I graduated in 2020. My graduation ceremony is this December if I want to have an in-person commemoration. I don’t think I’ll go. We already had one online. The degree I earned was in Cinema Studies and I thought it was apt that instead of having people walk across the stage, our names scrolled down a screen, reminiscent of the rolling credits at the end of a film.
Post-grad blues were a particular shade: a light, baby blue, with a white border that you could hook around your ears. I moved back with my parents for the summer, then moved out, then moved back in again and then moved back out again. The pandemic was a haze across the last two years that made scenes blur together. I’m unable to pinpoint where the first act begins or if the third act ever ended.
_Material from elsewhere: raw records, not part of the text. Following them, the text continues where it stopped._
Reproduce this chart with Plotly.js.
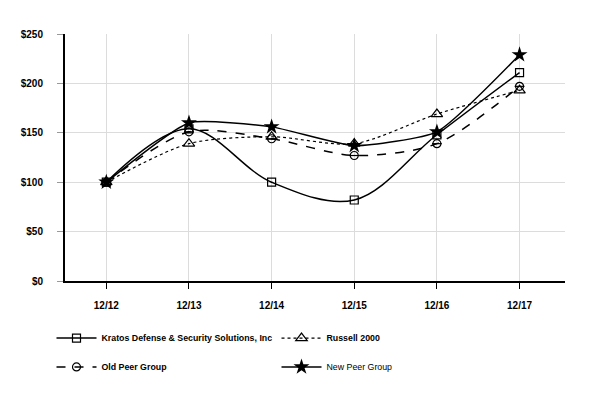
<!DOCTYPE html>
<html><head><meta charset="utf-8">
<script src="https://cdn.plot.ly/plotly-3.0.1.min.js"></script>
<style>body{margin:0;background:#fff}#c{width:600px;height:400px}</style>
</head><body><div id="c"></div>
<script>
const categories = ["12/12","12/13","12/14","12/15","12/16","12/17"];
const kratos = [100, 154, 100, 82, 148, 211];
const russell = [100, 139, 146, 139, 169, 193];
const oldPeer = [100, 151, 144, 127, 139, 197];
const newPeer = [100, 160, 156, 137, 151, 229];
const yTicks = [0, 50, 100, 150, 200, 250];
const yTickText = ["$0","$50","$100","$150","$200","$250"];

const idx = categories.map((_, i) => i);
const traces = [
  {x: idx, y: kratos, name: "<b>Kratos Defense & Security Solutions, Inc</b>", mode: "lines+markers", legend: "legend",
   line: {color: "#000", width: 1.5, shape: "spline", smoothing: 1},
   marker: {symbol: "square-open", size: 8, color: "#000", line: {width: 1.2}}},
  {x: idx, y: russell, name: "<b>Russell 2000</b>", mode: "lines+markers", legend: "legend",
   line: {color: "#000", width: 1.2, dash: "dot", shape: "spline", smoothing: 0.8},
   marker: {symbol: "triangle-up-open", size: 10, color: "#000", line: {width: 1.2}}},
  {x: idx, y: oldPeer, name: "<b>Old Peer Group</b>", mode: "lines+markers", legend: "legend2",
   line: {color: "#000", width: 1.5, dash: "dash", shape: "spline", smoothing: 0.8},
   marker: {symbol: "circle-open", size: 8, color: "#000", line: {width: 1.2}}},
  {x: idx, y: newPeer, name: "New Peer Group", mode: "lines+markers", legend: "legend2",
   line: {color: "#000", width: 1.5, shape: "spline", smoothing: 0.5},
   marker: {symbol: "star", size: 12, color: "#000"}},
  {x: idx, y: oldPeer, mode: "markers", showlegend: false, hoverinfo: "skip",
   marker: {symbol: "line-ew-open", size: 7, color: "#000", line: {width: 1.2, color: "#000"}}}
];

const legendBase = {orientation: "h", x: -0.027, xanchor: "left", yanchor: "middle",
  entrywidth: 170, entrywidthmode: "pixels", itemwidth: 40,
  font: {size: 8.8, color: "#000"}, bgcolor: "rgba(0,0,0,0)"};

const layout = {
  width: 600, height: 400,
  margin: {l: 65, r: 35, t: 34, b: 119},
  paper_bgcolor: "#fff", plot_bgcolor: "#fff",
  font: {family: "Liberation Sans, Arial, sans-serif", size: 10, color: "#000"},
  showlegend: true,
  legend: Object.assign({}, legendBase, {y: -0.231}),
  legend2: Object.assign({}, legendBase, {y: -0.348}),
  xaxis: {tickmode: "array", tickvals: idx, ticktext: categories.map(c => "<b>" + c + "</b>"),
          range: [-0.5, 5.55], showgrid: true, gridcolor: "#dcdcdc", gridwidth: 1,
          showline: true, linecolor: "#000", linewidth: 2, ticks: "outside", ticklen: 6,
          tickcolor: "#000", ticklabelstandoff: 8, zeroline: false, fixedrange: true},
  yaxis: {tickmode: "array", tickvals: yTicks, ticktext: yTickText.map(t => "<b>" + t + "</b>"),
          range: [0, 250], showgrid: true, gridcolor: "#dcdcdc", gridwidth: 1,
          showline: true, linecolor: "#000", linewidth: 2, ticks: "outside", ticklen: 6,
          tickcolor: "#999", ticklabelstandoff: 12, zeroline: false, fixedrange: true}
};
Plotly.newPlot("c", traces, layout, {staticPlot: true});
</script></body></html>
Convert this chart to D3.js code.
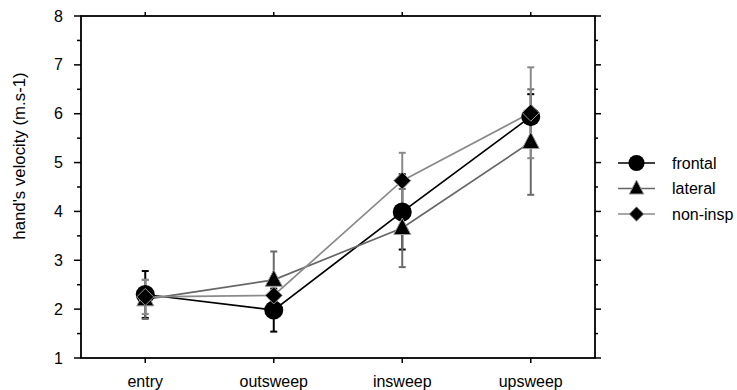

Has it ended?
If I were to compare it to a movie genre it would be a time-loop film, the type where something happens over and over again. However, it was one where the point eluded me. There was no rising action, except in the number of cases I diligently Googled every day, as clockwork as brushing my teeth. The only climactic moment I can recall was that the highest recorded cases of the second wave was on my birthday. I keep this fact to use in casual conversation, as the questions have turned from inquiries about school and what I studied to the difficulty in finding work post-pandemic. This indicates to me that some time has passed even though I am not certain how much.
Groundhog Day is probably the most famous example of a time-loop movie. A self-absorbed television weatherman played by Bill Murray eventually comes to learn about the infinite ways he can spend his day. It leads to heroics and ends with him getting the girl. From its conception, the movie hurtles toward the finish line, predestined the moment the writers had the idea and decided to do something about it.
But, as the old saying goes, life is not like the movies.
So, I have to leave you mise-en-scene, dropped into the middle of the action without a chapter-closing conclusion. I have not gotten the girl and my time spent in lockdown was hardly heroic in comparison to the epic figureheads of those in capes and scrubs. The moment of revelation may be in reach but the past couple of years have left me slightly out of touch.
It’s difficult to reflect on something that doesn’t feel done. I think I might go to my graduation ceremony.